Bitcoin has effectively offset its modest inflation with massive gains, while the US Dollar Index (DXY) has risen only 12% nominally, with cumulative inflation eroding 20% of its value. Often regarded as a hedge against inflation, Bitcoin maintains a positive but low inflation rate of 0.83%, especially when compared to the dollar’s peak inflation of 9.1% in 2022. A closer look at the cumulative inflation rates for Bitcoin and the US dollar reveals Bitcoin’s unique ability to preserve wealth.
Between 2020 and 2025, Bitcoin surged approximately 960%, dwarfing the DXY’s nominal increase of just 12%. The inflation-adjusted price of Bitcoin, compared to the DXY normalized for inflation, highlights the stark differences in their real value. While the nominal DXY reflects currency strength relative to others, its inflation-adjusted value reveals the persistent erosion of purchasing power.
Currently, the nominal DXY is at 109.8, indicating strong global demand for the dollar amid ongoing macroeconomic uncertainties. However, when adjusted for cumulative US inflation since 2020—averaging over 2% annually and peaking above 8% in 2022—the DXY’s real value declines to 87.5. This 22.3-point drop represents a 20.3% reduction in real purchasing power, underlining the dollar’s susceptibility to inflation despite its relative global strength.
Conversely, Bitcoin’s nominal price has reached roughly $91,000. Adjusting for its annual inflation rate—1.74% between 2020 and 2024, and 0.83% in 2025—its inflation-adjusted price is approximately $84,365. The $6,635 difference reflects a mere 7.3% reduction in value, showcasing Bitcoin’s resilience and ability to preserve purchasing power over time. Bitcoin’s programmed scarcity and low inflation rate are central to this stability, making it an effective hedge against inflation compared to fiat currencies.
The contrast between the inflation-adjusted metrics of the DXY and Bitcoin underscores a significant narrative. Fiat currencies like the dollar face considerable devaluation due to inflation, while Bitcoin’s controlled supply dynamics solidify its role as a hedge against currency debasement. The pronounced impact of inflation on the DXY highlights the challenge of preserving purchasing power in a fiat system, particularly during periods of elevated inflation.

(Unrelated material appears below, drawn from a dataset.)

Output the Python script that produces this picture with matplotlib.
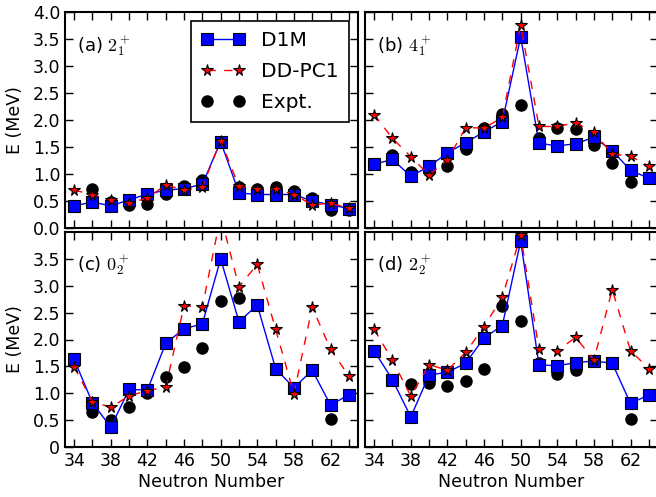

Understanding the difference between nominal and inflation-adjusted values is crucial for evaluating long-term asset performance. The DXY’s nominal strength masks the ongoing erosion of the dollar’s purchasing power, while Bitcoin’s inflation-adjusted price underscores its long-term value preservation. These comparisons underscore the importance of inflation-adjusted analyses in shaping strategies for navigating macroeconomic trends.
Additionally, the inflation rates of the currencies used in calculating the DXY should also be considered to refine these observations. Nevertheless, the outlined figures provide a robust perspective on Bitcoin’s superior performance against the dollar in real terms.
For instance, a $100 investment in Bitcoin in 2020 would now equate to $927 in real purchasing power. In contrast, $100 invested in the DXY today would only amount to $91 in inflation-adjusted terms, illustrating the stark difference in value retention.